The two officials were asked to comment on claims made by a number of high-ranking military commanders from countries such as Norway and the Baltic States, that Russia intends to launch an assault on a NATO member state within the next two or three years.
Stoltenberg said the bloc does not see any “imminent military threat” to any of its nations, noting that Russia was “more than preoccupied with the war in Ukraine.”
He claimed that Russia had already moved some of its forces from the vicinity of Finland and other Nordic countries down to Ukraine, and argued that even when the fighting ends in Ukraine, it would still take Moscow some time to rebuild its strength.
Even when it does, Stoltenberg argued that it is unreasonable to assume that Russia would launch an assault on the bloc “because NATO is 50% of the world’s military might. NATO is the strongest alliance, military power in the world.”
“This idea that there is a kind of a countdown to the next war is wrong. We are there to prevent that from happening,” he said.
Stubb agreed and said he would like to “mitigate the rhetoric that we quite often see in today’s world.” He said that deviating from its current military campaign in Ukraine to attack a NATO member state would be too costly for Russia.
“The whole idea that a country like Russia would somehow attack or intimidate the biggest military alliance in the world, I simply find rather implausible,” the Finnish president said, adding that, with all its operational plannings “based on realities,” the bloc does not see such a scenario “in the cards.”

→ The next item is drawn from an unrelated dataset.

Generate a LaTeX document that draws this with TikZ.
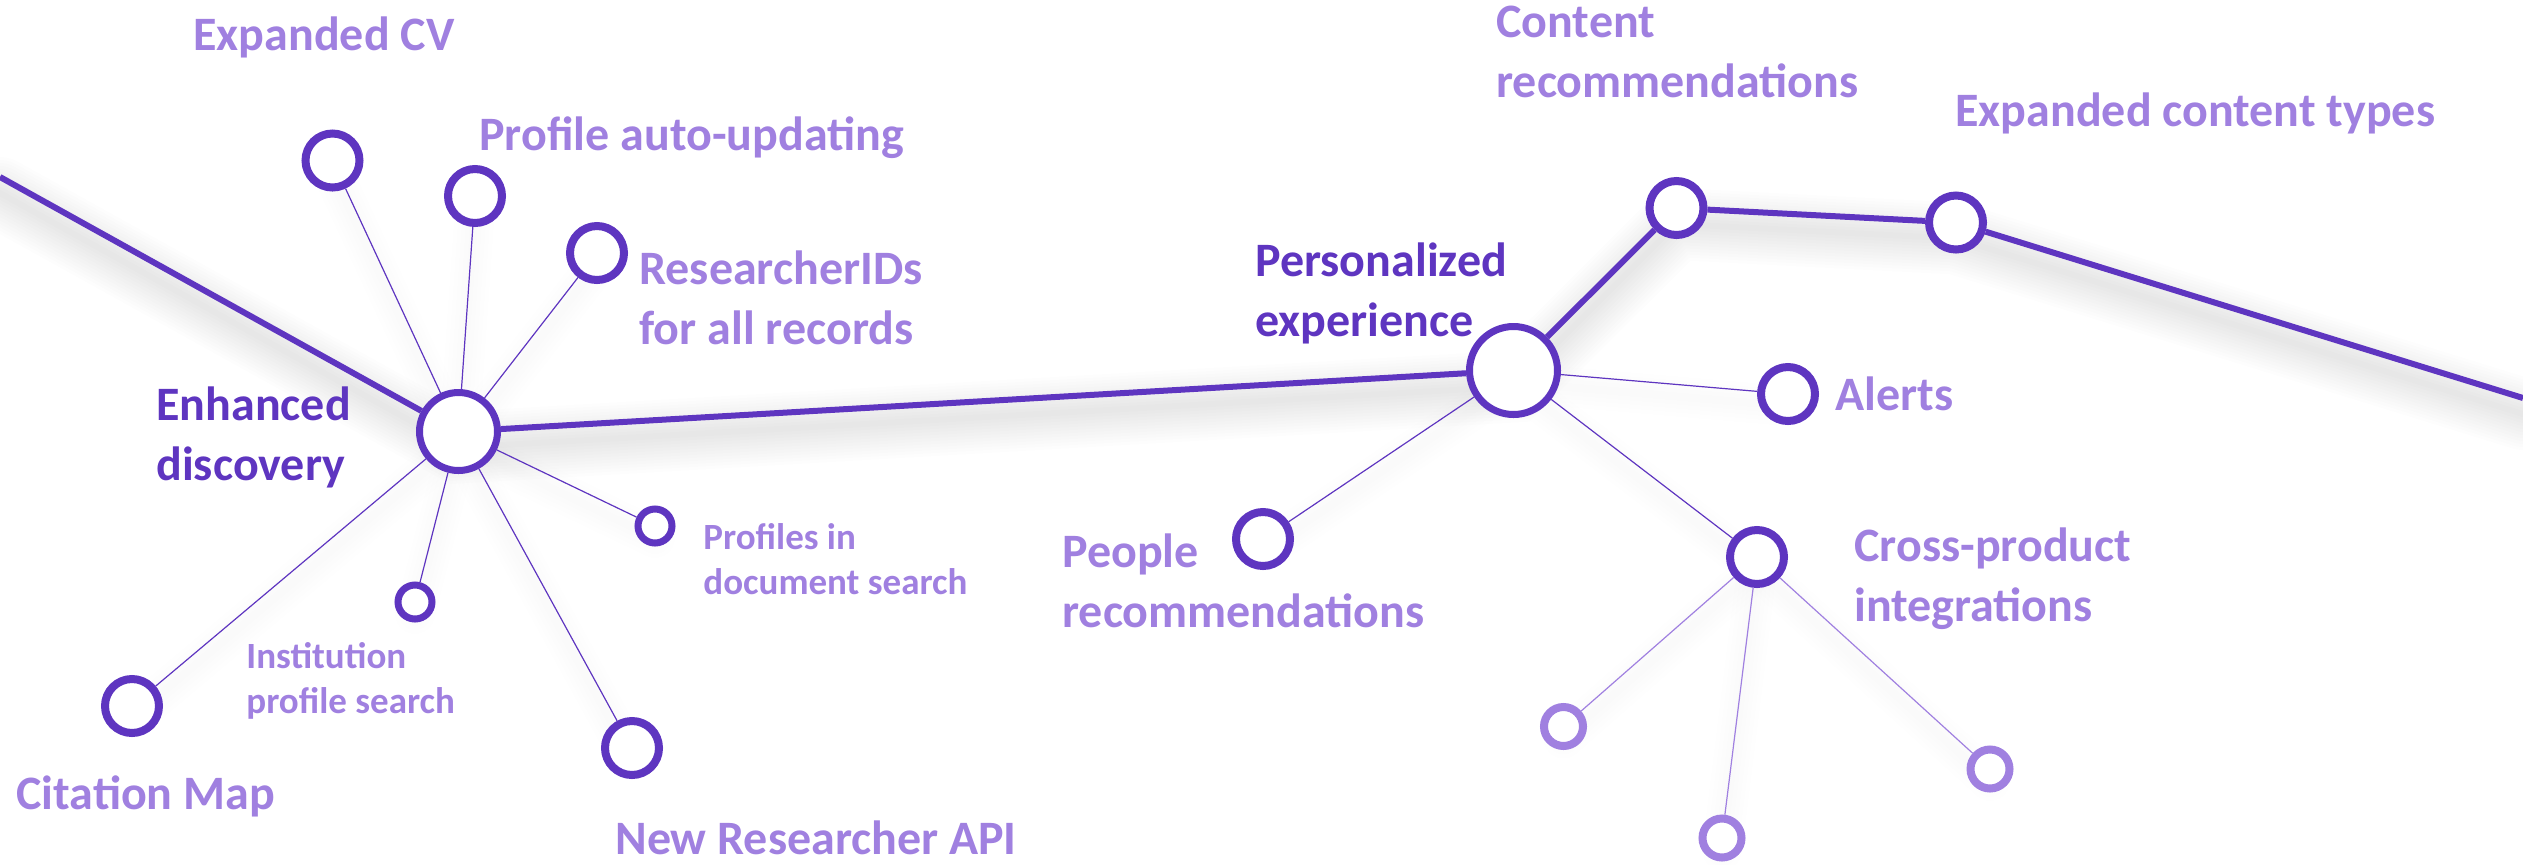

Earlier, speaking to the heads of major international news agencies on the sidelines of the St. Petersburg International Economic Forum (SPIEF), Russian President Vladimir Putin also dismissed claims that Moscow was preparing an attack on NATO.
The Russian president described the idea as “bulls**t,” suggesting that those peddling the theory had gone “completely insane” and were “thick as a plank.” He argued that such rhetoric is solely intended to maintain the West’s global hegemony through fear and be used as an excuse to procure more weapons and send them to Ukraine.